● **EXERCISE INSTRUCTIONS**: Set the lines down again exactly, first line through the line that contains "(0,0) rectangle (798,691);", with no pictures.

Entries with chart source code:
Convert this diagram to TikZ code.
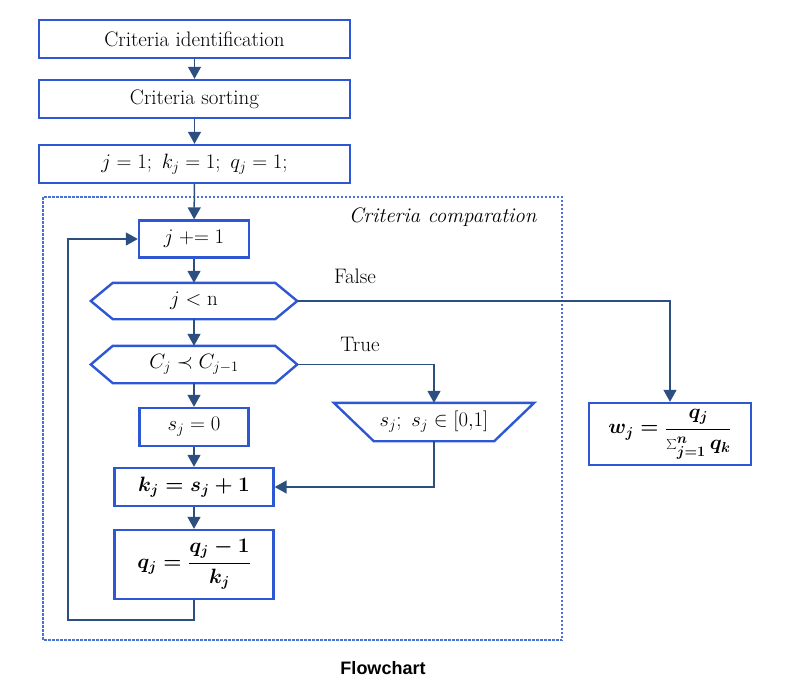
\documentclass[tikz,border=0pt]{standalone}
\usepackage{fontspec}
\newfontfamily\capfont{Liberation Sans}
\usetikzlibrary{arrows.meta,calc}
\definecolor{boxblue}{HTML}{2E57D4}
\definecolor{arrblue}{HTML}{2C4F80}
\definecolor{dashblue}{HTML}{4A72D6}
\begin{document}
\begin{tikzpicture}[x=1pt,y=-1pt,
  txt/.style={font=\fontsize{21}{24}\selectfont},
  box/.style={txt,draw=boxblue,line width=2.4pt,fill=white,rectangle,inner sep=0pt},
  boldm/.style={font=\fontsize{21}{24}\selectfont\boldmath},
  shp/.style={txt,inner sep=0pt},
  outl/.style={draw=boxblue,line width=2.4pt,fill=white},
  arr/.style={draw=arrblue,line width=1.5pt,-{Triangle[length=12pt,width=13pt]}},
  lbl/.style={txt}]
\useasboundingbox (0,0) rectangle (798,691);

% dashed region
\draw[dashblue,line width=1.5pt,dash pattern=on 2.5pt off 1.5pt] (43,197) rectangle (562,640);
\node[anchor=east,font=\fontsize{21}{24}\selectfont\itshape] (cc) at (540,217) {Criteria comparation};

% top boxes
\node[box,minimum width=311pt,minimum height=38pt] (b1) at (194.5,39) {Criteria identification};
\node[box,minimum width=311pt,minimum height=38pt] (b2) at (194.5,99) {Criteria sorting};
\node[box,minimum width=311pt,minimum height=38pt] (b3) at (194.5,164) {$j = 1;\ k_j = 1;\ q_j = 1;$};

% inner
\node[box,minimum width=110pt,minimum height=37pt] (inc) at (194,239) {$j \mathrel{+}= 1$};

\node[shp,minimum width=206pt,minimum height=36pt] (h1) at (194,301) {};
\draw[outl] (h1.west) -- ([xshift=22pt]h1.north west) -- ([xshift=-22pt]h1.north east) -- (h1.east)
  -- ([xshift=-22pt]h1.south east) -- ([xshift=22pt]h1.south west) -- cycle;
\node[shp] at (h1) {$j < \mathrm{n}$};

\node[shp,minimum width=206pt,minimum height=37pt] (h2) at (194,364.5) {};
\draw[outl] (h2.west) -- ([xshift=22pt]h2.north west) -- ([xshift=-22pt]h2.north east) -- (h2.east)
  -- ([xshift=-22pt]h2.south east) -- ([xshift=22pt]h2.south west) -- cycle;
\node[shp] at (h2) {$C_j \prec C_{j-1}$};

\node[box,minimum width=109pt,minimum height=38pt] (s0) at (194,427) {$s_j = 0$};

\node[shp,minimum width=200pt,minimum height=38pt] (trap) at (434,422) {};
\draw[outl] (trap.north west) -- (trap.north east) -- ([xshift=-40pt]trap.south east)
  -- ([xshift=40pt]trap.south west) -- cycle;
\node[shp] at (trap) {$s_j;\ s_j \in [0{,}1]$};

\node[box,boldm,minimum width=159pt,minimum height=38pt] (kb) at (194,487) {$k_j = s_j + 1$};
\node[box,boldm,minimum width=159pt,minimum height=69pt] (qb) at (194,564.5) {$\displaystyle q_j = \frac{q_j - 1}{k_j}$};

\node[box,boldm,minimum width=162pt,minimum height=62pt] (wb) at (670,434) {$\displaystyle w_j = \frac{q_j}{\sum_{j=1}^{n} q_k}$};

% labels
\node[lbl] (lf) at (355,276) {False};
\node[lbl] (lt) at (360,344) {True};

% connectors
\draw[arr] (b1) -- (b2);
\draw[arr] (b2) -- (b3);
\draw[arr] (b3) -- (inc);
\draw[arr] (inc) -- (h1.north);
\draw[arr] (h1.south) -- (h2.north);
\draw[arr] (h2.south) -- (s0);
\draw[arr] (s0) -- (kb);
\draw[arr] (kb) -- (qb);
\draw[arr] (h1.east) -| (wb.north);
\draw[arr] (h2.east) -| (trap.north);
\draw[arr] (trap.south) |- (kb.east);
\coordinate (lc) at (68,620);
\draw[arr] (qb.south) |- (lc) |- (inc.west);

% caption
\node[font=\fontsize{18}{21}\selectfont\capfont\bfseries] (cap) at (383,668) {Flowchart};
\end{tikzpicture}
\end{document}
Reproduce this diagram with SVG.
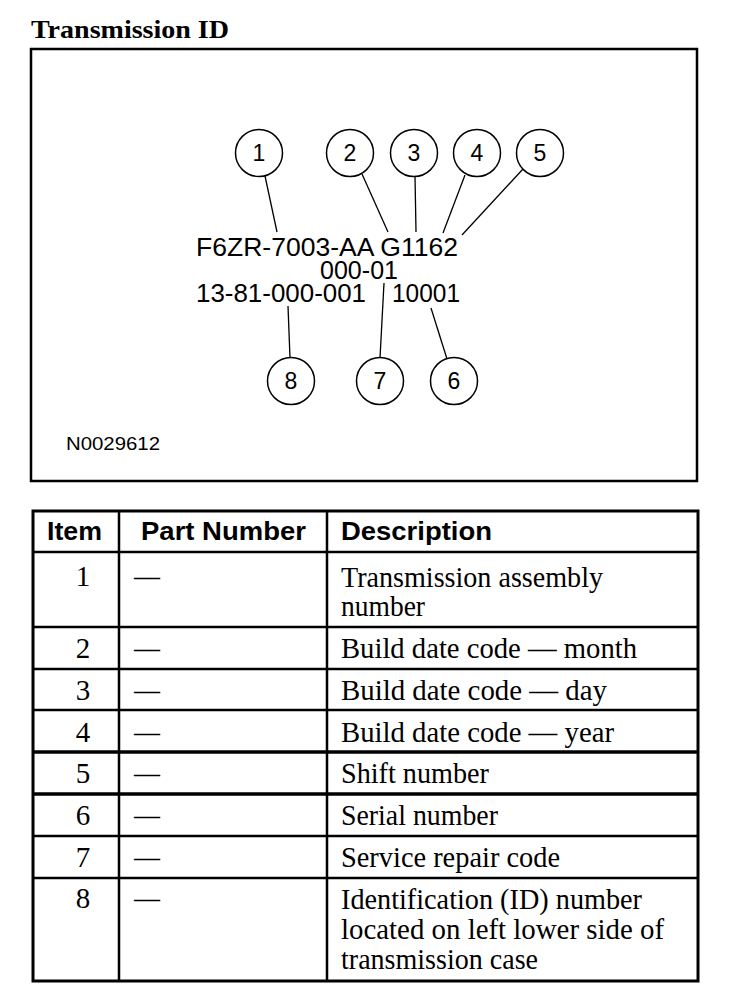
<svg xmlns="http://www.w3.org/2000/svg" width="736" height="990" viewBox="0 0 736 990">
<style>
.title{font-family:"Liberation Serif",serif;font-weight:bold;font-size:25px;fill:#000}
.code{font-family:"Liberation Sans",Arial,sans-serif;font-size:26px;fill:#000}
.num{font-family:"Liberation Sans",Arial,sans-serif;font-size:23px;fill:#000;text-anchor:middle}
.fig{font-family:"Liberation Sans",Arial,sans-serif;font-size:18px;fill:#000}
.hdr{font-family:"Liberation Sans",Arial,sans-serif;font-weight:bold;font-size:25px;fill:#000}
.cell{font-family:"Liberation Serif",serif;font-size:29px;fill:#000}
.item{font-family:"Liberation Serif",serif;font-size:29px;fill:#000;text-anchor:middle}
.circ{fill:#fff;stroke:#000;stroke-width:1.5}
.lead{stroke:#000;stroke-width:1.3;fill:none}
.grid{stroke:#000;stroke-width:2.5;fill:none}
.thick{stroke:#000;stroke-width:3.5;fill:none}
</style>
<rect width="736" height="990" fill="#fff"/>
<text class="title" x="31" y="38" textLength="198" lengthAdjust="spacingAndGlyphs">Transmission ID</text>
<rect x="31" y="49" width="666" height="432" fill="none" stroke="#000" stroke-width="2.5"/>

<g id="connectors">
<line class="lead" x1="265" y1="176" x2="277" y2="232"/>
<line class="lead" x1="362" y1="174" x2="388" y2="232"/>
<line class="lead" x1="415" y1="176" x2="416" y2="232"/>
<line class="lead" x1="465" y1="175" x2="443" y2="233"/>
<line class="lead" x1="523" y1="169" x2="462" y2="235"/>
<line class="lead" x1="288" y1="306" x2="290" y2="358"/>
<line class="lead" x1="384" y1="283" x2="380" y2="358"/>
<line class="lead" x1="431" y1="308" x2="447" y2="359"/>
</g>

<g id="code">
<text class="code" x="196" y="256" textLength="262" lengthAdjust="spacingAndGlyphs">F6ZR-7003-AA G1162</text>
<text class="code" x="320" y="279" textLength="78" lengthAdjust="spacingAndGlyphs">000-01</text>
<text class="code" x="196" y="302" textLength="170" lengthAdjust="spacingAndGlyphs">13-81-000-001</text>
<text class="code" x="392" y="302" textLength="68" lengthAdjust="spacingAndGlyphs">10001</text>
</g>

<g id="n1"><circle class="circ" cx="259" cy="153" r="23.5"/><text class="num" x="259" y="161">1</text></g>
<g id="n2"><circle class="circ" cx="350" cy="153" r="23.5"/><text class="num" x="350" y="161">2</text></g>
<g id="n3"><circle class="circ" cx="414" cy="153" r="23.5"/><text class="num" x="414" y="161">3</text></g>
<g id="n4"><circle class="circ" cx="477" cy="153" r="23.5"/><text class="num" x="477" y="161">4</text></g>
<g id="n5"><circle class="circ" cx="540" cy="153" r="23.5"/><text class="num" x="540" y="161">5</text></g>
<g id="n8"><circle class="circ" cx="291" cy="381" r="23.5"/><text class="num" x="291" y="389">8</text></g>
<g id="n7"><circle class="circ" cx="380" cy="381" r="23.5"/><text class="num" x="380" y="389">7</text></g>
<g id="n6"><circle class="circ" cx="454" cy="381" r="23.5"/><text class="num" x="454" y="389">6</text></g>

<text class="fig" x="66" y="450" textLength="94" lengthAdjust="spacingAndGlyphs">N0029612</text>

<g id="table">
<line class="grid" x1="119" y1="511" x2="119" y2="981"/>
<line class="grid" x1="327" y1="511" x2="327" y2="981"/>
<line class="grid" x1="33" y1="552" x2="698" y2="552"/>
<line class="grid" x1="33" y1="627" x2="698" y2="627"/>
<line class="grid" x1="33" y1="669" x2="698" y2="669"/>
<line class="grid" x1="33" y1="710" x2="698" y2="710"/>
<line class="thick" x1="33" y1="752" x2="698" y2="752"/>
<line class="thick" x1="33" y1="794" x2="698" y2="794"/>
<line class="grid" x1="33" y1="836" x2="698" y2="836"/>
<line class="grid" x1="33" y1="878" x2="698" y2="878"/>
<rect x="33" y="511" width="665" height="470" fill="none" stroke="#000" stroke-width="3"/>

<text class="hdr" x="47" y="540" textLength="55" lengthAdjust="spacingAndGlyphs">Item</text>
<text class="hdr" x="141" y="540" textLength="165" lengthAdjust="spacingAndGlyphs">Part Number</text>
<text class="hdr" x="341" y="540" textLength="151" lengthAdjust="spacingAndGlyphs">Description</text>

<text class="item" x="83" y="586">1</text>
<text class="cell" x="134" y="586" textLength="26" lengthAdjust="spacingAndGlyphs">—</text>
<text class="cell" x="341" y="587" textLength="262" lengthAdjust="spacingAndGlyphs">Transmission assembly</text>
<text class="cell" x="341" y="616" textLength="84" lengthAdjust="spacingAndGlyphs">number</text>

<text class="item" x="83" y="658">2</text>
<text class="cell" x="134" y="658" textLength="26" lengthAdjust="spacingAndGlyphs">—</text>
<text class="cell" x="341" y="658" textLength="296" lengthAdjust="spacingAndGlyphs">Build date code — month</text>

<text class="item" x="83" y="700">3</text>
<text class="cell" x="134" y="700" textLength="26" lengthAdjust="spacingAndGlyphs">—</text>
<text class="cell" x="341" y="700" textLength="266" lengthAdjust="spacingAndGlyphs">Build date code — day</text>

<text class="item" x="83" y="742">4</text>
<text class="cell" x="134" y="742" textLength="26" lengthAdjust="spacingAndGlyphs">—</text>
<text class="cell" x="341" y="742" textLength="273" lengthAdjust="spacingAndGlyphs">Build date code — year</text>

<text class="item" x="83" y="783">5</text>
<text class="cell" x="134" y="783" textLength="26" lengthAdjust="spacingAndGlyphs">—</text>
<text class="cell" x="341" y="783" textLength="148" lengthAdjust="spacingAndGlyphs">Shift number</text>

<text class="item" x="83" y="825">6</text>
<text class="cell" x="134" y="825" textLength="26" lengthAdjust="spacingAndGlyphs">—</text>
<text class="cell" x="341" y="825" textLength="157" lengthAdjust="spacingAndGlyphs">Serial number</text>

<text class="item" x="83" y="867">7</text>
<text class="cell" x="134" y="867" textLength="26" lengthAdjust="spacingAndGlyphs">—</text>
<text class="cell" x="341" y="867" textLength="219" lengthAdjust="spacingAndGlyphs">Service repair code</text>

<text class="item" x="83" y="908">8</text>
<text class="cell" x="134" y="908" textLength="26" lengthAdjust="spacingAndGlyphs">—</text>
<text class="cell" x="341" y="909" textLength="301" lengthAdjust="spacingAndGlyphs">Identification (ID) number</text>
<text class="cell" x="341" y="939" textLength="323" lengthAdjust="spacingAndGlyphs">located on left lower side of</text>
<text class="cell" x="341" y="969" textLength="197" lengthAdjust="spacingAndGlyphs">transmission case</text>
</g>
</svg>
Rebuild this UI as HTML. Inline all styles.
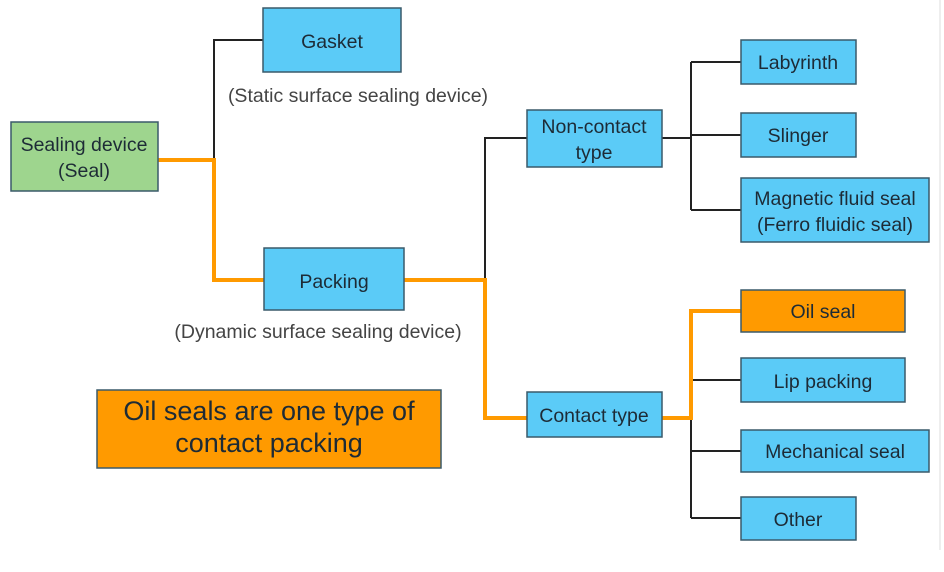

● **RESPONSE FOR THIS EXERCISE**:
Convert this diagram to TikZ code.
\documentclass[tikz,border=0pt]{standalone}
\usepackage{fontspec}
\newfontfamily\capfont{Liberation Sans}
\usetikzlibrary{arrows.meta,calc}
\definecolor{boxblue}{HTML}{2E57D4}
\definecolor{arrblue}{HTML}{2C4F80}
\definecolor{dashblue}{HTML}{4A72D6}
\begin{document}
\begin{tikzpicture}[x=1pt,y=-1pt,
  txt/.style={font=\fontsize{21}{24}\selectfont},
  box/.style={txt,draw=boxblue,line width=2.4pt,fill=white,rectangle,inner sep=0pt},
  boldm/.style={font=\fontsize{21}{24}\selectfont\boldmath},
  shp/.style={txt,inner sep=0pt},
  outl/.style={draw=boxblue,line width=2.4pt,fill=white},
  arr/.style={draw=arrblue,line width=1.5pt,-{Triangle[length=12pt,width=13pt]}},
  lbl/.style={txt}]
\useasboundingbox (0,0) rectangle (798,691);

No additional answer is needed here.